Supplied material:
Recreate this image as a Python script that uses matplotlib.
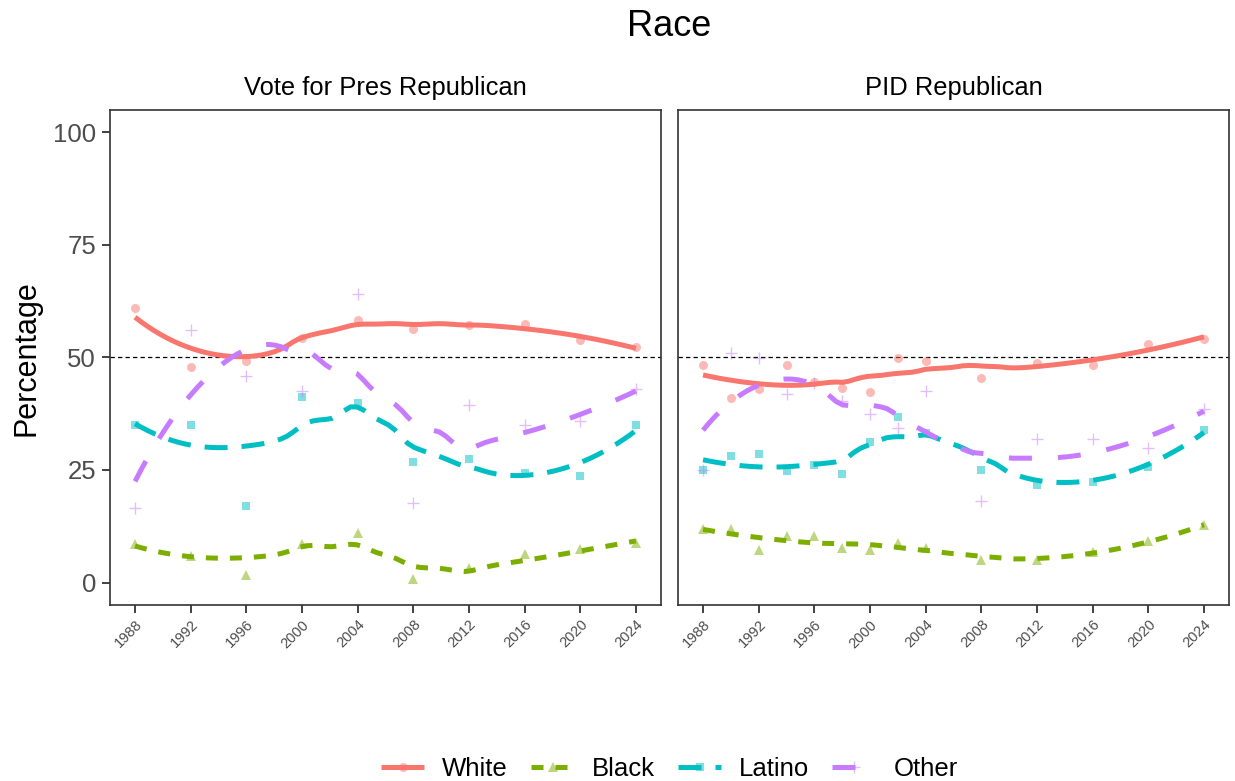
import numpy as np
import matplotlib.pyplot as plt
from matplotlib.lines import Line2D

plt.rcParams['font.family'] = ['Liberation Sans', 'DejaVu Sans']

# Vote for president: share voting Republican by race
years_vote = [1988, 1992, 1996, 2000, 2004, 2008, 2012, 2016, 2020, 2024]
vote_white = [61.0, 47.9, 49.3, 54.4, 58.4, 56.4, 57.2, 57.5, 53.8, 52.3]
vote_black = [8.6, 5.8, 1.6, 8.6, 10.9, 0.7, 3.3, 6.4, 7.5, 8.8]
vote_latino = [34.9, 35.1, 17.0, 41.3, 39.8, 26.8, 27.5, 24.4, 23.6, 35.1]
vote_other = [16.6, 56.2, 45.9, 42.5, 64.0, 17.7, 39.4, 35.1, 35.9, 42.9]

# Party ID: share identifying as Republican by race
years_pid = [1988, 1990, 1992, 1994, 1996, 1998, 2000, 2002, 2004,
             2008, 2012, 2016, 2020, 2024]
pid_white = [48.3, 41.0, 43.0, 48.3, 44.5, 43.3, 42.3, 49.8, 49.3,
             45.5, 48.8, 48.3, 53.0, 54.1]
pid_black = [11.9, 11.8, 7.3, 10.3, 10.3, 7.7, 7.3, 8.8, 7.7,
             5.0, 4.9, 6.8, 9.2, 12.7]
pid_latino = [25.1, 28.2, 28.6, 24.7, 26.1, 24.2, 31.3, 36.8, 33.3,
              24.9, 21.6, 22.4, 25.6, 33.8]
pid_other = [25.0, 51.0, 49.9, 42.0, 44.4, 40.4, 37.5, 34.4, 42.5,
             18.2, 31.8, 32.0, 29.8, 38.6]

groups = ['White', 'Black', 'Latino', 'Other']
colors = ['#F8766D', '#7CAE00', '#00BFC4', '#C77CFF']
markers = ['o', '^', 's', '+']
msizes = [6.5, 7.5, 6.0, 9.0]
dash_styles = [None, (2.4, 2.4), (4.6, 2.8), (4.6, 5.2)]

panels = [
    ('Vote for Pres Republican', years_vote,
     [vote_white, vote_black, vote_latino, vote_other]),
    ('PID Republican', years_pid,
     [pid_white, pid_black, pid_latino, pid_other]),
]


def loess(x, y, xs, span=0.75):
    # local quadratic fit with tricube weights (like R's loess defaults)
    x = np.asarray(x, float)
    y = np.asarray(y, float)
    n = len(x)
    q = int(np.floor(n * span + 1e-5))
    fit = []
    for x0 in xs:
        d = np.abs(x - x0)
        h = np.sort(d)[q - 1] * 1.0000001
        w = np.clip(1 - (d / h) ** 3, 0, None) ** 3
        X = np.vstack([np.ones(n), x - x0, (x - x0) ** 2]).T
        sw = np.sqrt(w)
        beta = np.linalg.lstsq(X * sw[:, None], y * sw, rcond=None)[0]
        fit.append(beta[0])
    return np.array(fit)


fig = plt.figure(figsize=(12.35, 7.81), dpi=100)
lw = 3.6
ax_pos = [[110 / 1235, 1 - 605 / 781, 551 / 1235, 495 / 781],
          [678 / 1235, 1 - 605 / 781, 551 / 1235, 495 / 781]]

for k, (title, yrs, series) in enumerate(panels):
    ax = fig.add_axes(ax_pos[k])
    xs = np.linspace(min(yrs), max(yrs), 80)
    ax.axhline(50, color='black', lw=0.9, ls=(0, (3.5, 2.5)), zorder=1)
    for i, vals in enumerate(series):
        if markers[i] == '+':
            ax.plot(yrs, vals, ls='none', marker='+', ms=msizes[i], mew=1.0,
                    color=colors[i], alpha=0.5, zorder=2)
        else:
            ax.plot(yrs, vals, ls='none', marker=markers[i], ms=msizes[i],
                    mew=0, color=colors[i], alpha=0.5, zorder=2)
    for i, vals in enumerate(series):
        ys = loess(yrs, vals, xs)
        ln, = ax.plot(xs, ys, color=colors[i], lw=lw, zorder=3,
                      solid_capstyle='butt', dash_capstyle='butt')
        if dash_styles[i] is not None:
            ln.set_dashes(dash_styles[i])

    ax.set_xlim(1986.2, 2025.8)
    ax.set_ylim(-5, 105)
    ax.set_xticks(range(1988, 2025, 4))
    ax.set_xticklabels([str(y) for y in range(1988, 2025, 4)], rotation=45,
                       ha='right', va='top', rotation_mode='anchor',
                       fontsize=10.5, color='#4D4D4D')
    ax.set_yticks([0, 25, 50, 75, 100])
    if k == 0:
        ax.set_yticklabels(['0', '25', '50', '75', '100'], fontsize=18.5,
                           color='#4D4D4D')
        ax.tick_params(axis='y', length=6, width=1.3, color='#333333', pad=4)
    else:
        ax.tick_params(axis='y', left=False, labelleft=False)
    ax.tick_params(axis='x', length=6, width=1.3, color='#333333', pad=3)
    for sp in ax.spines.values():
        sp.set_color('#333333')
        sp.set_linewidth(1.2)
    ax.set_title(title, fontsize=18.4, pad=11)

fig.text(669.5 / 1235, 1 - 26 / 781, 'Race', ha='center', va='center',
         fontsize=26)
fig.text(27 / 1235, 1 - 358 / 781, 'Percentage', rotation=90, ha='center',
         va='center', fontsize=22)

# legend keys: faint marker underneath the smoothing line
handles = []
for i, g in enumerate(groups):
    if markers[i] == '+':
        pt = Line2D([], [], ls='none', marker='+', ms=msizes[i], mew=1.0,
                    color=colors[i], alpha=0.5)
    else:
        pt = Line2D([], [], ls='none', marker=markers[i], ms=msizes[i],
                    mew=0, color=colors[i], alpha=0.5)
    ln = Line2D([], [], color=colors[i], lw=lw, solid_capstyle='butt',
                dash_capstyle='butt')
    if dash_styles[i] is not None:
        ln.set_dashes(dash_styles[i])
    handles.append((pt, ln))

fig.legend(handles, groups, loc='center', ncol=4,
           bbox_to_anchor=(669.5 / 1235, 1 - 769 / 781), frameon=False,
           fontsize=18.5, handlelength=1.67, handletextpad=0.7,
           columnspacing=0.9, borderpad=0)

fig.savefig('out.png', dpi=100)
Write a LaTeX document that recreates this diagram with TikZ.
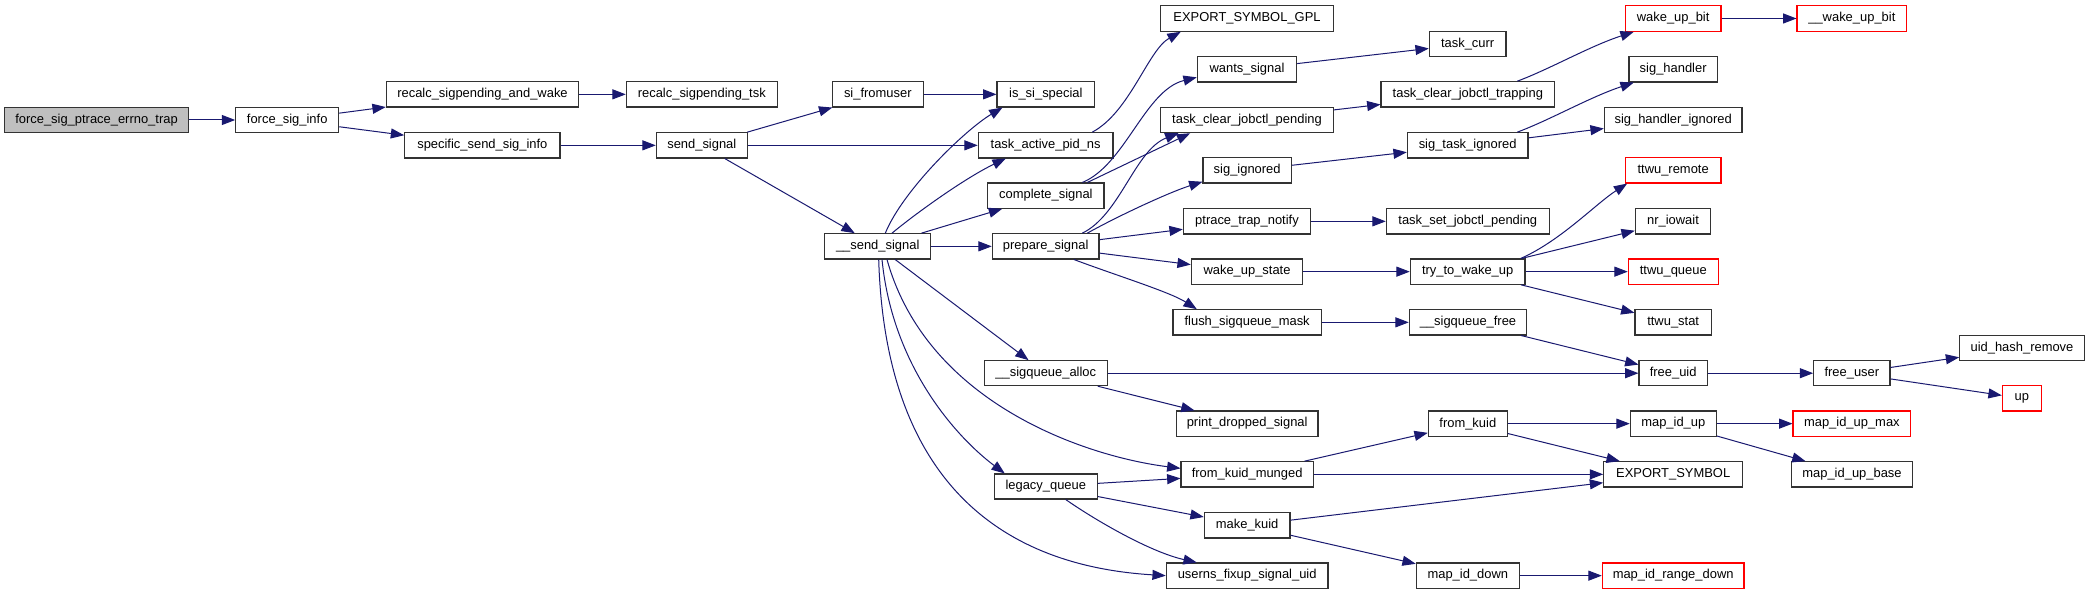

What is asked: Without the pictures, transcribe the listing above exactly.

Exercise response:
Recreate this image as a Python script that uses matplotlib.
import numpy as np
import matplotlib.pyplot as plt
from matplotlib.lines import Line2D

plt.rcParams['font.family'] = ['Liberation Sans', 'DejaVu Sans']

# Vote for president: share voting Republican by race
years_vote = [1988, 1992, 1996, 2000, 2004, 2008, 2012, 2016, 2020, 2024]
vote_white = [61.0, 47.9, 49.3, 54.4, 58.4, 56.4, 57.2, 57.5, 53.8, 52.3]
vote_black = [8.6, 5.8, 1.6, 8.6, 10.9, 0.7, 3.3, 6.4, 7.5, 8.8]
vote_latino = [34.9, 35.1, 17.0, 41.3, 39.8, 26.8, 27.5, 24.4, 23.6, 35.1]
vote_other = [16.6, 56.2, 45.9, 42.5, 64.0, 17.7, 39.4, 35.1, 35.9, 42.9]

# Party ID: share identifying as Republican by race
years_pid = [1988, 1990, 1992, 1994, 1996, 1998, 2000, 2002, 2004,
             2008, 2012, 2016, 2020, 2024]
pid_white = [48.3, 41.0, 43.0, 48.3, 44.5, 43.3, 42.3, 49.8, 49.3,
             45.5, 48.8, 48.3, 53.0, 54.1]
pid_black = [11.9, 11.8, 7.3, 10.3, 10.3, 7.7, 7.3, 8.8, 7.7,
             5.0, 4.9, 6.8, 9.2, 12.7]
pid_latino = [25.1, 28.2, 28.6, 24.7, 26.1, 24.2, 31.3, 36.8, 33.3,
              24.9, 21.6, 22.4, 25.6, 33.8]
pid_other = [25.0, 51.0, 49.9, 42.0, 44.4, 40.4, 37.5, 34.4, 42.5,
             18.2, 31.8, 32.0, 29.8, 38.6]

groups = ['White', 'Black', 'Latino', 'Other']
colors = ['#F8766D', '#7CAE00', '#00BFC4', '#C77CFF']
markers = ['o', '^', 's', '+']
msizes = [6.5, 7.5, 6.0, 9.0]
dash_styles = [None, (2.4, 2.4), (4.6, 2.8), (4.6, 5.2)]

panels = [
    ('Vote for Pres Republican', years_vote,
     [vote_white, vote_black, vote_latino, vote_other]),
    ('PID Republican', years_pid,
     [pid_white, pid_black, pid_latino, pid_other]),
]


def loess(x, y, xs, span=0.75):
    # local quadratic fit with tricube weights (like R's loess defaults)
    x = np.asarray(x, float)
    y = np.asarray(y, float)
    n = len(x)
    q = int(np.floor(n * span + 1e-5))
    fit = []
    for x0 in xs:
        d = np.abs(x - x0)
        h = np.sort(d)[q - 1] * 1.0000001
        w = np.clip(1 - (d / h) ** 3, 0, None) ** 3
        X = np.vstack([np.ones(n), x - x0, (x - x0) ** 2]).T
        sw = np.sqrt(w)
        beta = np.linalg.lstsq(X * sw[:, None], y * sw, rcond=None)[0]
        fit.append(beta[0])
    return np.array(fit)


fig = plt.figure(figsize=(12.35, 7.81), dpi=100)
lw = 3.6
ax_pos = [[110 / 1235, 1 - 605 / 781, 551 / 1235, 495 / 781],
          [678 / 1235, 1 - 605 / 781, 551 / 1235, 495 / 781]]

for k, (title, yrs, series) in enumerate(panels):
    ax = fig.add_axes(ax_pos[k])
    xs = np.linspace(min(yrs), max(yrs), 80)
    ax.axhline(50, color='black', lw=0.9, ls=(0, (3.5, 2.5)), zorder=1)
    for i, vals in enumerate(series):
        if markers[i] == '+':
            ax.plot(yrs, vals, ls='none', marker='+', ms=msizes[i], mew=1.0,
                    color=colors[i], alpha=0.5, zorder=2)
        else:
            ax.plot(yrs, vals, ls='none', marker=markers[i], ms=msizes[i],
                    mew=0, color=colors[i], alpha=0.5, zorder=2)
    for i, vals in enumerate(series):
        ys = loess(yrs, vals, xs)
        ln, = ax.plot(xs, ys, color=colors[i], lw=lw, zorder=3,
                      solid_capstyle='butt', dash_capstyle='butt')
        if dash_styles[i] is not None:
            ln.set_dashes(dash_styles[i])

    ax.set_xlim(1986.2, 2025.8)
    ax.set_ylim(-5, 105)
    ax.set_xticks(range(1988, 2025, 4))
    ax.set_xticklabels([str(y) for y in range(1988, 2025, 4)], rotation=45,
                       ha='right', va='top', rotation_mode='anchor',
                       fontsize=10.5, color='#4D4D4D')
    ax.set_yticks([0, 25, 50, 75, 100])
    if k == 0:
        ax.set_yticklabels(['0', '25', '50', '75', '100'], fontsize=18.5,
                           color='#4D4D4D')
        ax.tick_params(axis='y', length=6, width=1.3, color='#333333', pad=4)
    else:
        ax.tick_params(axis='y', left=False, labelleft=False)
    ax.tick_params(axis='x', length=6, width=1.3, color='#333333', pad=3)
    for sp in ax.spines.values():
        sp.set_color('#333333')
        sp.set_linewidth(1.2)
    ax.set_title(title, fontsize=18.4, pad=11)

fig.text(669.5 / 1235, 1 - 26 / 781, 'Race', ha='center', va='center',
         fontsize=26)
fig.text(27 / 1235, 1 - 358 / 781, 'Percentage', rotation=90, ha='center',
         va='center', fontsize=22)

# legend keys: faint marker underneath the smoothing line
handles = []
for i, g in enumerate(groups):
    if markers[i] == '+':
        pt = Line2D([], [], ls='none', marker='+', ms=msizes[i], mew=1.0,
                    color=colors[i], alpha=0.5)
    else:
        pt = Line2D([], [], ls='none', marker=markers[i], ms=msizes[i],
                    mew=0, color=colors[i], alpha=0.5)
    ln = Line2D([], [], color=colors[i], lw=lw, solid_capstyle='butt',
                dash_capstyle='butt')
    if dash_styles[i] is not None:
        ln.set_dashes(dash_styles[i])
    handles.append((pt, ln))

fig.legend(handles, groups, loc='center', ncol=4,
           bbox_to_anchor=(669.5 / 1235, 1 - 769 / 781), frameon=False,
           fontsize=18.5, handlelength=1.67, handletextpad=0.7,
           columnspacing=0.9, borderpad=0)

fig.savefig('out.png', dpi=100)
Write a LaTeX document that recreates this diagram with TikZ.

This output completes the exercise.